The Landmarks Preservation Commission voted 8 to 3 yesterday to approve St. Vincent's designs for an $800 million hospital tower on the site currently occupied by the landmark O'Toole building in Greenwich Village. The vote came just a day after preservationists announced their lawsuit against St. Vincent's; some community groups have been trying, unsuccessfully so far, to stop the hospital from razing the 44-year-old building. The commission had previously rejected plans for a 329-foot hospital tower, but ultimately approved it at a height of 278 feet. But hospital officials still need the commission to approve their proposal for a 350-unit condo across the street; St. Vincent's plans to use money they raise from the apartments to build the hospital. Looking ahead to a surely prosperous future, developer William Rudin optimistically tells NY1, "Hopefully the economic situation we are in will have alleviated itself. And the economic stimulus would have kicked in and we'll see positive things happening in the economy and we think four to five years from now."

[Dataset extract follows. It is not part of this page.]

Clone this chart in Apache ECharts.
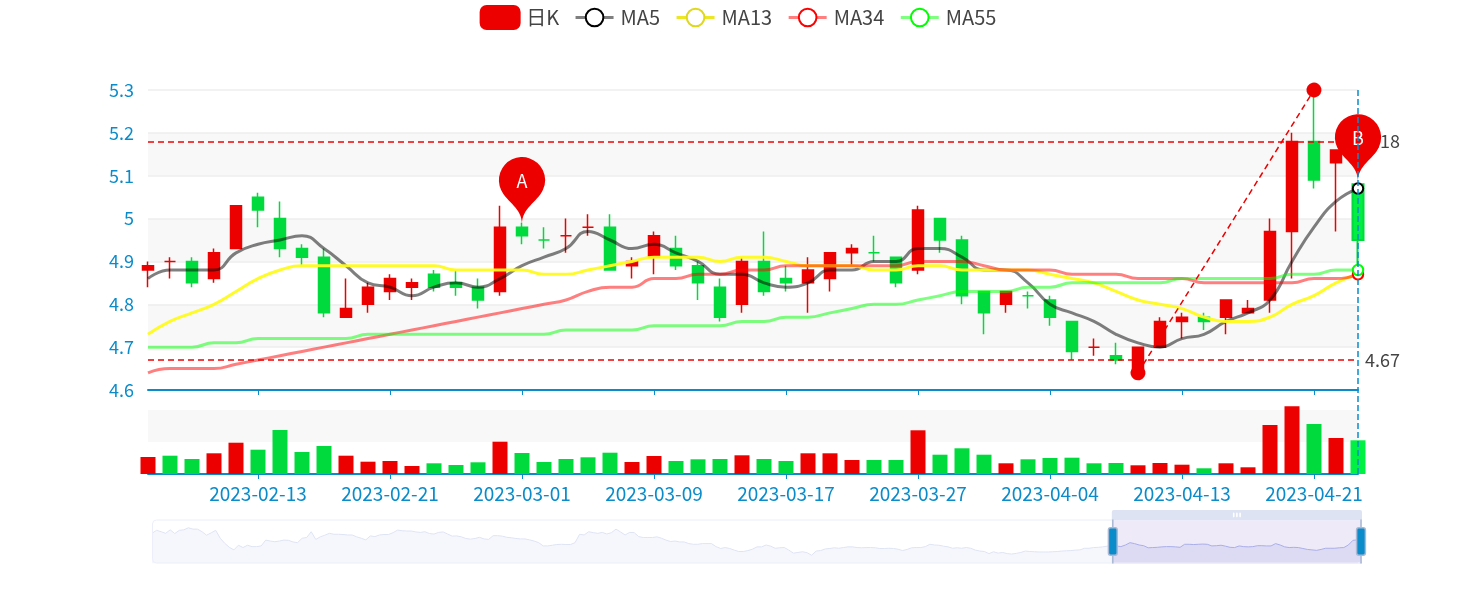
<!DOCTYPE html>
<html>
<head>
<meta charset="utf-8">
<style>html,body{margin:0;padding:0;background:#fff}#c{width:1476px;height:600px}</style>
<script src="https://cdn.jsdelivr.net/npm/echarts@6/dist/echarts.min.js"></script>
</head>
<body>
<div id="c"></div>
<script>
const visibleDates = ['2023-02-06','2023-02-07','2023-02-08','2023-02-09','2023-02-10','2023-02-13','2023-02-14','2023-02-15','2023-02-16','2023-02-17','2023-02-20','2023-02-21','2023-02-22','2023-02-23','2023-02-24','2023-02-27','2023-02-28','2023-03-01','2023-03-02','2023-03-03','2023-03-06','2023-03-07','2023-03-08','2023-03-09','2023-03-10','2023-03-13','2023-03-14','2023-03-15','2023-03-16','2023-03-17','2023-03-20','2023-03-21','2023-03-22','2023-03-23','2023-03-24','2023-03-27','2023-03-28','2023-03-29','2023-03-30','2023-03-31','2023-04-03','2023-04-04','2023-04-06','2023-04-07','2023-04-10','2023-04-11','2023-04-12','2023-04-13','2023-04-14','2023-04-17','2023-04-18','2023-04-19','2023-04-20','2023-04-21','2023-04-24','2023-04-25'];
const opens  = [4.88,4.90,4.90,4.86,4.93,5.05,5.00,4.93,4.91,4.77,4.80,4.83,4.84,4.87,4.85,4.84,4.83,4.98,4.95,4.96,4.98,4.98,4.89,4.91,4.93,4.89,4.84,4.80,4.90,4.86,4.85,4.86,4.92,4.92,4.91,4.88,5.00,4.95,4.83,4.80,4.82,4.81,4.76,4.70,4.68,4.65,4.70,4.76,4.77,4.77,4.78,4.81,4.97,5.18,5.13,5.08];
const closes = [4.89,4.90,4.85,4.92,5.03,5.02,4.93,4.91,4.78,4.79,4.84,4.86,4.85,4.84,4.84,4.81,4.98,4.96,4.95,4.96,4.98,4.88,4.90,4.96,4.89,4.85,4.77,4.90,4.83,4.85,4.88,4.92,4.93,4.92,4.85,5.02,4.95,4.82,4.78,4.83,4.82,4.77,4.69,4.70,4.67,4.70,4.76,4.77,4.76,4.81,4.79,4.97,5.18,5.09,5.16,4.95];
const lows   = [4.84,4.86,4.84,4.85,4.93,4.98,4.91,4.89,4.77,4.77,4.78,4.81,4.81,4.83,4.82,4.79,4.82,4.94,4.93,4.92,4.96,4.88,4.86,4.87,4.88,4.81,4.76,4.78,4.82,4.83,4.78,4.83,4.89,4.90,4.84,4.87,4.92,4.80,4.73,4.78,4.79,4.75,4.67,4.68,4.66,4.64,4.70,4.72,4.74,4.73,4.78,4.78,4.86,5.07,4.97,4.87];
const highs  = [4.90,4.91,4.91,4.93,5.03,5.06,5.04,4.94,4.93,4.86,4.85,4.87,4.86,4.88,4.88,4.86,5.03,4.99,4.98,5.00,5.01,5.01,4.91,4.97,4.96,4.90,4.86,4.91,4.97,4.89,4.91,4.92,4.94,4.96,4.91,5.03,5.00,4.96,4.83,4.83,4.83,4.82,4.76,4.72,4.71,4.70,4.77,4.78,4.78,4.81,4.81,5.00,5.20,5.30,5.16,5.08];
const volumes = [1700,1830,1500,2070,3130,2430,4400,2200,2800,1830,1230,1300,800,1070,900,1170,3230,2100,1200,1500,1670,2130,1200,1800,1300,1470,1500,1870,1500,1300,2070,2070,1400,1400,1400,4370,1930,2570,1930,1070,1470,1600,1630,1070,1100,870,1100,930,570,1070,670,4900,6770,5000,3600,3370];
const ma5  = [4.86,4.88,4.88,4.88,4.92,4.94,4.95,4.96,4.93,4.89,4.85,4.84,4.82,4.84,4.85,4.84,4.86,4.89,4.91,4.93,4.97,4.95,4.93,4.94,4.92,4.90,4.87,4.87,4.85,4.84,4.85,4.88,4.88,4.90,4.90,4.93,4.93,4.91,4.88,4.88,4.85,4.80,4.78,4.76,4.73,4.71,4.70,4.72,4.73,4.76,4.78,4.81,4.90,4.98,5.04,5.07];
const ma13 = [4.73,4.76,4.78,4.80,4.83,4.86,4.88,4.89,4.89,4.89,4.89,4.89,4.89,4.89,4.88,4.88,4.88,4.88,4.87,4.87,4.88,4.89,4.90,4.91,4.91,4.91,4.90,4.91,4.91,4.90,4.89,4.89,4.89,4.88,4.88,4.89,4.89,4.88,4.88,4.88,4.88,4.87,4.86,4.85,4.83,4.81,4.80,4.79,4.77,4.76,4.76,4.77,4.80,4.82,4.85,4.87];
const ma34 = [4.64,4.65,4.65,4.65,4.66,4.67,4.68,4.69,4.70,4.71,4.72,4.73,4.74,4.75,4.76,4.77,4.78,4.79,4.80,4.81,4.83,4.84,4.84,4.86,4.86,4.87,4.87,4.88,4.88,4.89,4.89,4.89,4.89,4.89,4.89,4.90,4.90,4.90,4.89,4.88,4.88,4.88,4.87,4.87,4.87,4.86,4.86,4.86,4.85,4.85,4.85,4.85,4.85,4.86,4.86,4.87];
const ma55 = [4.70,4.70,4.70,4.71,4.71,4.72,4.72,4.72,4.72,4.72,4.73,4.73,4.73,4.73,4.73,4.73,4.73,4.73,4.73,4.74,4.74,4.74,4.74,4.75,4.75,4.75,4.75,4.76,4.76,4.77,4.77,4.78,4.79,4.80,4.80,4.81,4.82,4.83,4.83,4.83,4.84,4.84,4.85,4.85,4.85,4.85,4.85,4.86,4.86,4.86,4.86,4.86,4.87,4.87,4.88,4.88];
// Overview strip (267 sessions)
const overview = [
5.37,5.50,5.44,5.37,5.52,5.36,5.50,5.52,5.61,5.55,
5.55,5.44,5.29,5.39,5.50,5.16,4.94,4.77,4.66,4.86,
4.76,4.86,4.80,4.80,4.83,5.08,5.04,5.01,5.04,5.08,
5.07,5.00,4.97,5.16,5.19,5.44,5.11,5.22,5.29,5.37,
5.33,5.33,5.32,5.30,5.30,5.22,5.16,5.09,5.26,5.23,
5.30,5.32,5.32,5.40,5.51,
5.48,5.47,5.47,5.43,5.41,5.44,5.36,5.34,5.41,5.43,
5.34,5.25,5.26,5.22,5.15,5.12,5.15,5.20,5.13,5.11,
5.27,5.27,5.25,5.20,5.18,5.15,5.13,5.13,5.09,5.04,
4.97,4.83,4.83,4.86,4.89,4.90,4.89,4.89,4.97,5.33,
5.30,5.44,5.40,5.37,5.41,5.34,5.40,5.55,5.43,5.30,
5.41,5.40,5.23,5.19,
5.19,5.19,5.22,5.16,5.08,5.02,5.04,5.00,5.00,4.93,
4.90,4.90,4.93,4.93,4.93,4.80,4.72,4.76,4.72,4.65,
4.59,4.59,4.63,4.69,4.79,4.79,4.87,4.82,4.73,4.75,
4.76,4.65,4.52,4.55,4.58,4.54,4.43,
4.61,4.63,4.70,4.72,4.75,4.73,4.76,4.79,4.79,4.76,
4.75,4.76,4.76,4.75,4.72,4.72,4.73,
4.72,4.69,4.63,4.68,4.75,4.76,4.76,4.80,4.90,4.87,
4.86,4.82,4.79,4.73,4.75,4.73,4.76,4.73,4.65,4.61,
4.59,4.50,4.58,4.52,4.55,4.50,4.48,4.51,4.55,4.61,
4.59,4.58,4.57,4.57,4.57,4.58,4.59,4.61,4.62,4.63,
4.65,4.66,4.73,4.73,4.76,4.77,4.79,4.82,
4.86,4.83,4.80,4.87,4.97,4.93,4.87,4.84,4.75,4.76,
4.77,4.79,4.80,4.80,4.79,4.77,4.90,4.90,4.89,4.90,
4.91,4.90,4.83,4.84,4.86,4.82,4.77,4.76,4.83,4.80,
4.79,4.80,4.84,4.84,4.83,4.83,4.93,4.87,4.79,4.76,
4.77,4.76,4.72,4.68,4.66,4.64,4.68,4.73,4.73,4.73,
4.75,4.76,4.87,5.07,5.09,5.09];

const UP = '#ec0000', DOWN = '#00da3c', BLUE = '#0a8ccb', TEXT = '#444';
const FONT = '"Noto Sans CJK SC","Noto Sans",sans-serif';

// earlier trading days, only reachable through the slider
const skipped = overview.length - visibleDates.length;
const earlier = [];
for (let t = Date.UTC(2023, 1, 3); earlier.length < skipped; t -= 86400000) {
  const d = new Date(t);
  if (d.getUTCDay() % 6) earlier.unshift(d.toISOString().slice(0, 10));
}
const categories = earlier.concat(visibleDates);
const pad = arr => new Array(skipped).fill('-').concat(arr);
const candles = new Array(skipped).fill(['-','-','-','-']).concat(opens.map((o, i) => [o, closes[i], lows[i], highs[i]]));
const volumeItems = pad(volumes.map((v, i) => ({ value: v, itemStyle: { color: closes[i] > opens[i] ? UP : DOWN } })));

function maSeries(name, data, ring, line, opacity) {
  return {
    name, type: 'line', data: pad(data), smooth: true, showSymbol: false, symbol: 'emptyCircle', symbolSize: 8,
    itemStyle: { color: ring, borderWidth: 3 },
    lineStyle: { color: line, width: 3, opacity },
    emphasis: { disabled: false, focus: 'none', scale: 1.3, lineStyle: { width: 3 } }
  };
}

const chart = echarts.init(document.getElementById('c'), null, { renderer: 'canvas' });
chart.setOption({
  animation: false,
  textStyle: { fontFamily: FONT },
  legend: {
    top: 0, left: 'center', itemWidth: 38, itemHeight: 22, itemGap: 15,
    data: ['日K', 'MA5', 'MA13', 'MA34', 'MA55'],
    lineStyle: { width: 'inherit', opacity: 'inherit' },
    itemStyle: { borderWidth: 3 },
    textStyle: { fontSize: 20, color: TEXT, fontFamily: FONT, padding: [0, 0, 0, 2] }
  },
  tooltip: { trigger: 'axis', showContent: false, axisPointer: { type: 'none' } },
  grid: [
    { left: 148, width: 1210, top: 90, height: 300 },
    { left: 148, width: 1210, top: 410, height: 64 },
    { left: 148, width: 1210, top: 90, height: 384 }
  ],
  xAxis: [
    { type: 'category', gridIndex: 0, data: categories, boundaryGap: false,
      axisLine: { lineStyle: { color: BLUE, width: 2 } }, axisTick: { interval: 5, length: 5, lineStyle: { color: BLUE } },
      axisLabel: { show: false, interval: 5 }, splitLine: { show: false } },
    { type: 'category', gridIndex: 1, data: categories, boundaryGap: false,
      axisLine: { lineStyle: { color: BLUE, width: 2 } }, axisTick: { interval: 5, length: 5, lineStyle: { color: BLUE } },
      axisLabel: { interval: 5, color: BLUE, fontSize: 19, margin: 10, fontFamily: FONT, hideOverlap: false }, splitLine: { show: false } },
    { type: 'category', gridIndex: 2, data: categories, boundaryGap: false, show: false,
      axisPointer: { show: true, status: 'show', value: categories.length - 1, type: 'line', snap: true, triggerTooltip: false,
        label: { show: false }, lineStyle: { color: BLUE, type: 'dashed', width: 1.5 } } }
  ],
  yAxis: [
    { type: 'value', gridIndex: 0, min: 4.6, max: 5.3, interval: 0.1,
      axisLine: { show: false }, axisTick: { show: false },
      axisLabel: { color: BLUE, fontSize: 18, margin: 14, fontFamily: FONT, formatter: v => String(+v.toFixed(1)) },
      splitLine: { show: true, lineStyle: { color: '#eeeeee', width: 1.5 } },
      splitArea: { show: true, areaStyle: { color: ['#ffffff', '#f8f8f8'] } } },
    { type: 'value', gridIndex: 1, min: 0, max: 6400, interval: 3200,
      axisLine: { show: false }, axisTick: { show: false }, axisLabel: { show: false }, splitLine: { show: false },
      splitArea: { show: true, areaStyle: { color: ['#ffffff', '#f8f8f8'] } } },
    { type: 'value', gridIndex: 2, min: 0, max: 1, show: false }
  ],
  dataZoom: [{
    type: 'slider', xAxisIndex: [0, 1, 2], startValue: skipped, endValue: categories.length - 1,
    left: 148, right: 118, top: 510, height: 44, borderRadius: 4,
    showDetail: false, moveHandleSize: 10, brushSelect: true,
    borderColor: '#eceefb', backgroundColor: 'rgba(0,0,0,0)',
    fillerColor: 'rgba(170,150,220,0.2)',
    handleStyle: { color: '#0a8ccb', borderColor: '#a9b8d4', borderWidth: 1.5 },
    moveHandleStyle: { color: '#dde3f2', opacity: 1 },
    dataBackground: { lineStyle: { color: '#dfe4f4', width: 1 }, areaStyle: { color: '#e9ecf8', opacity: 0.4 } },
    selectedDataBackground: { lineStyle: { color: '#aab4ec', width: 1 }, areaStyle: { color: '#b8bceb', opacity: 0.3 } }
  }],
  series: [
    { name: 'overview', type: 'line', data: overview, xAxisIndex: 0, yAxisIndex: 0, symbol: 'none', silent: true,
      lineStyle: { opacity: 0, width: 0 }, tooltip: { show: false }, emphasis: { disabled: true } },
    { name: '日K', type: 'candlestick', data: candles, xAxisIndex: 0, yAxisIndex: 0, barWidth: 12, clip: false,
      itemStyle: { color: UP, color0: DOWN, borderColor: UP, borderColor0: DOWN, borderWidth: 1.5 },
      markPoint: {
        symbol: 'pin', symbolSize: 77, z: 8,
        itemStyle: { color: UP },
        label: { color: '#fff', fontSize: 18, fontFamily: FONT, offset: [0, -3] },
        data: [
          { name: 'A', value: 'A', coord: [visibleDates[17], 4.987] },
          { name: 'B', value: 'B', coord: [visibleDates[55], 5.087] }
        ]
      },
      markLine: {
        symbol: ['none', 'none'], silent: true, z: 5,
        lineStyle: { color: '#ee0000', type: [6, 4], width: 1.5 },
        label: { show: true, position: 'end', color: TEXT, fontSize: 18, fontFamily: FONT, distance: 7 },
        data: [
          { yAxis: 5.18, lineStyle: { color: '#ee0000', type: [6, 4], width: 1.5 } },
          { yAxis: 4.67, lineStyle: { color: '#ee0000', type: [6, 4], width: 1.5 } },
          [
            { coord: [visibleDates[45], 4.64], symbol: 'circle', symbolSize: 15, itemStyle: { color: '#ee0000' }, label: { show: false } },
            { coord: [visibleDates[53], 5.30], symbol: 'circle', symbolSize: 15, itemStyle: { color: '#ee0000' }, label: { show: false } }
          ]
        ]
      }
    },
    maSeries('MA5', ma5, '#000000', '#000000', 0.5),
    maSeries('MA13', ma13, '#dfd91a', '#ece51a', 0.95),
    maSeries('MA34', ma34, '#ff0000', '#ff0000', 0.5),
    maSeries('MA55', ma55, '#00ff00', '#00ff00', 0.5),
    { name: '成交量', type: 'bar', xAxisIndex: 1, yAxisIndex: 1, data: volumeItems, barWidth: 15, clip: false,
      emphasis: { itemStyle: { color: '#00f044' } } }
  ]
});
chart.dispatchAction({ type: 'showTip', seriesIndex: 2, dataIndex: categories.length - 1 });
chart.dispatchAction({ type: 'highlight', seriesIndex: 6, dataIndex: categories.length - 1 });
</script>
</body>
</html>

Love it: Condos being built in depressed market in hopes of using that money to fund the project.
If you can get the funding, what better time to do it? By the time they are ready they will be sellable again.
do they have any plans to revamp their health care at all? i fi was shot in front of st vincent's i would beg for them to take me to roosevelt instead.
Those condos will go a long ways towards paying for the demolition of the O'Toole Building. The hospital itself? Will never get built.